Zedoary (Curcuma zedoaria, family Zingiberaceae) is a plant native to South and Southeast Asia and it was introduced into Europe sometime in the sixth century, and while it is used as a spice it is rare, having been replaced by ginger. It is commonly used in the northeastern Thailand as a snakebite remedy. Lattmann, et al. (2010) isolated the active compound from the rhizome of C. zedoaroides, determined its structure and assessed its antagonistic properties against King Cobra venom. The acetone extract from the rhizomes of Curcuma rhizomes contained a C20 dialdehyde, as the major component. The isolated curcuma dialdehyde was to be found active in both in vitro and in vivo tests for antivenin activity against King Cobra venom. Using isolated rat phrenic nerve-hemidiaphragm preparations, the researchers found a significant antagonistic effect on the inhibition of neuromuscular transmission and muscle contractions were inhibited by the venom, and found they could reversed it with Curcuma dialdehyde in organ bath preparations over a period of 2 hours. Mice injected with 0.75 mg/kg venom and the dialdehyde had a significantly increased survival time. Injection of the Curcuma dialdehyde 30 minutes before the subcutaneous injection of the venom resulted in a 100% survival time after 2 h compared with 0% for the control group. Thus the in vitro and in vivo evaluation confirmed the medicinal use of Zedoary against King Cobra venom. 

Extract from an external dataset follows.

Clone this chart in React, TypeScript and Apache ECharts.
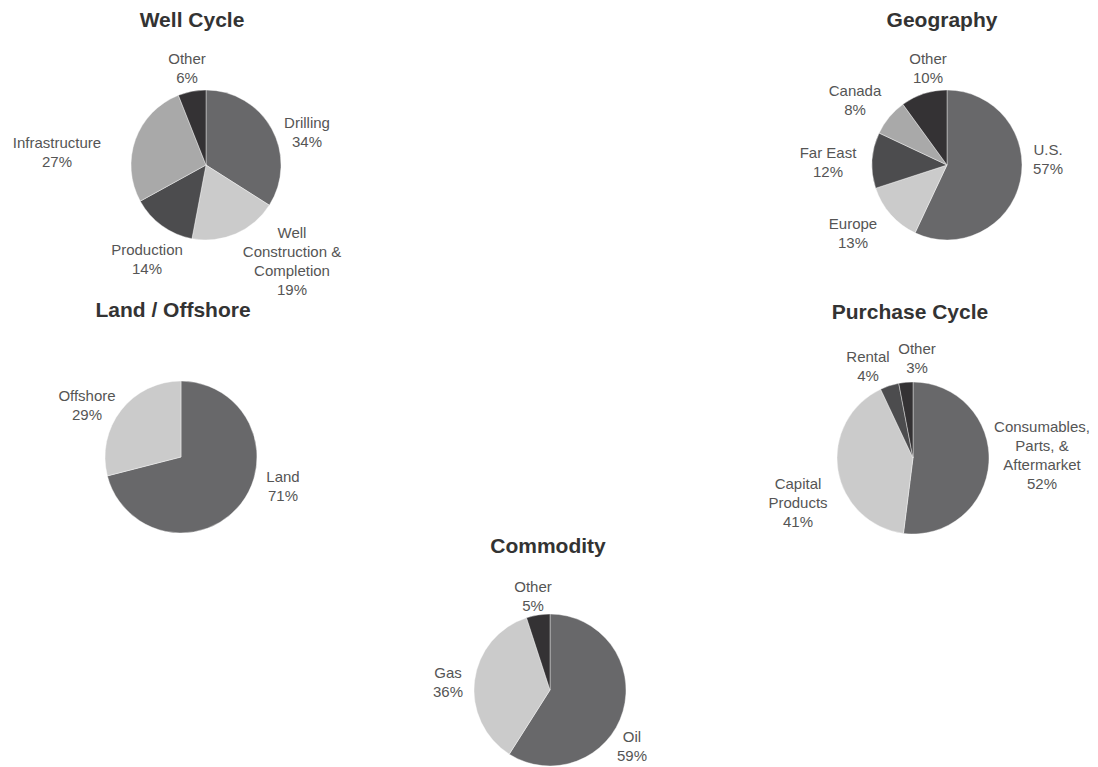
import React, { useEffect, useRef } from "react";
import * as echarts from "echarts";

// ---- Data ----
const wellCycleNames = ["Drilling", "Well\nConstruction &\nCompletion", "Production", "Infrastructure", "Other"];
const wellCycleValues = [34, 19, 14, 27, 6];

const geographyNames = ["U.S.", "Europe", "Far East", "Canada", "Other"];
const geographyValues = [57, 13, 12, 8, 10];

const landNames = ["Land", "Offshore"];
const landValues = [71, 29];

const purchaseNames = ["Consumables,\nParts, &\nAftermarket", "Capital\nProducts", "Rental", "Other"];
const purchaseValues = [52, 41, 4, 3];

const commodityNames = ["Oil", "Gas", "Other"];
const commodityValues = [59, 36, 5];

// ---- Styling ----
const C_MAIN = "#68686a";
const C_LIGHT = "#cbcbcb";
const C_DARK = "#4c4c4e";
const C_MID = "#a9a9a9";
const C_DARKEST = "#343234";

const FONT = "'Liberation Sans', Arial, Helvetica, sans-serif";

type PieCfg = {
  title: string;
  titleX: number;
  titleY: number;
  center: [number, number];
  radius: number;
  names: string[];
  values: number[];
  colors: string[];
  labelOffsets: [number, number][];
};

const pies: PieCfg[] = [
  {
    title: "Well Cycle",
    titleX: 192,
    titleY: 19,
    center: [206, 165],
    radius: 75,
    names: wellCycleNames,
    values: wellCycleValues,
    colors: [C_MAIN, C_LIGHT, C_DARK, C_MID, C_DARKEST],
    labelOffsets: [[101, -33], [86, 96], [-59, 94], [-149, -13], [-19, -97]],
  },
  {
    title: "Geography",
    titleX: 942,
    titleY: 19,
    center: [947, 165],
    radius: 75,
    names: geographyNames,
    values: geographyValues,
    colors: [C_MAIN, C_LIGHT, C_DARK, C_MID, C_DARKEST],
    labelOffsets: [[101, -6], [-94, 68], [-119, -3], [-92, -65], [-19, -97]],
  },
  {
    title: "Land / Offshore",
    titleX: 173,
    titleY: 309,
    center: [181, 457],
    radius: 76,
    names: landNames,
    values: landValues,
    colors: [C_MAIN, C_LIGHT],
    labelOffsets: [[102, 29], [-94, -52]],
  },
  {
    title: "Purchase Cycle",
    titleX: 910,
    titleY: 311,
    center: [913, 458],
    radius: 76,
    names: purchaseNames,
    values: purchaseValues,
    colors: [C_MAIN, C_LIGHT, C_DARK, C_DARKEST],
    labelOffsets: [[129, -3], [-115, 44], [-45, -92], [4, -100]],
  },
  {
    title: "Commodity",
    titleX: 548,
    titleY: 545,
    center: [550, 690],
    radius: 76,
    names: commodityNames,
    values: commodityValues,
    colors: [C_MAIN, C_LIGHT, C_DARKEST],
    labelOffsets: [[82, 56], [-102, -8], [-17, -94]],
  },
];

const TITLE_SIZE = 21;

export default function App() {
  const ref = useRef<HTMLDivElement>(null);

  useEffect(() => {
    if (!ref.current) return;
    const chart = echarts.init(ref.current, undefined, { renderer: "svg" });

    const titles = pies.map((p) => ({
      text: p.title,
      left: p.titleX,
      top: p.titleY - TITLE_SIZE / 2,
      textAlign: "center",
      padding: 0,
      textStyle: {
        fontFamily: FONT,
        fontSize: TITLE_SIZE,
        fontWeight: "bold",
        color: "#333333",
      },
    }));

    const series = pies.map((p) => ({
      type: "pie",
      center: p.center,
      radius: p.radius,
      startAngle: 90,
      clockwise: true,
      avoidLabelOverlap: false,
      silent: true,
      emphasis: { disabled: true },
      itemStyle: { borderColor: "#ffffff", borderWidth: 0.4 },
      label: {
        show: true,
        position: "outside",
        formatter: "{b}\n{c}%",
        fontFamily: FONT,
        fontSize: 15,
        lineHeight: 19,
        color: "#555555",
      },
      labelLine: { show: false },
      labelLayout: (params: any) => {
        const o = p.labelOffsets[params.dataIndex];
        return {
          x: p.center[0] + o[0],
          y: p.center[1] + o[1],
          align: "center",
          verticalAlign: "middle",
        };
      },
      data: p.names.map((n, i) => ({
        name: n,
        value: p.values[i],
        itemStyle: { color: p.colors[i] },
      })),
    }));

    chart.setOption({
      animation: false,
      backgroundColor: "#ffffff",
      title: titles,
      series,
    });

    return () => {
      chart.dispose();
    };
  }, []);

  return (
    <div
      ref={ref}
      style={{ position: "fixed", left: 0, top: 0, width: 1098, height: 767 }}
    />
  );
}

Roy et al. (2010) have described haditoxin, a novel peptide from the venom of Ophiophagus. They provide a detailed structural and functional characterization of this unusual neurotoxin. Using a 1.5 Å crystal structure, they found haditoxin exists as a homodimer, similar to the κ-neurotoxin family, but the monomeric subunits of haditoxin, consist of a three-finger protein fold closely resembling a short-chain α-neurotoxins, unlike κ-neurotoxin monomers, which resemble long-chain α-neurotoxins. While haditoxin could antagonize several classes of nicotinic acetylcholine receptors in neurons and muscle, its greatest potency was against receptors, which neiher recognized by short-chain α-neurotoxins or κ-neurotoxins. Thus haditoxin might have many future uses in developing molecular probes and therapeutic agents.

Bashir, T., K. Poudyal, T. Bhattacharya, S. Sathyakumar & J.B. Subba, 2010. Sighting of King Cobra Ophiophagus hannah in Sikkim, India: a new altitude record for the northeast. Journal of Threatened Taxa 2(6): 990-991.
Chen N. and X. P. Lai. 2010. [Sequencing and analysis of the complete mitochondrial genome of the King Cobra, Ophiophagus hannah (Serpents: Elapidae)] [Article in Chinese]. Yi Chan 32(7):719-25.

Lattmann, E., J. Sattayasai,, N. Sattayasai, A. Staaf, S. Phimmasone, C. H. Schwalbe, and A. Chaveerach. 2010. In-vitro and in-vivo antivenin activity of 2-[2-(5,5,8a-trimethyl-2-methylene-decahydro-naphthalen-1-yl)-ethylidene]-succinaldehyde against Ophiophagus hannah venom. Journal of Pharmacy and Pharmacology, 62:257–262. doi: 10.1211/jpp.62.02.0014

Roy, A., X. Zhou, M. Z. Chong, D. D'hoedt, C. S. Foo, N. Rajagopalan, S. Nirthanan, D. Bertrand, J. Sivaraman, and R. Manjunatha Kini. 2010. Structural and Functional Characterization of a Novel Homodimeric Three-finger Neurotoxin from the Venom of Ophiophagus hannah (King Cobra) Journal of Biological Chemistry 285: 8302-8315.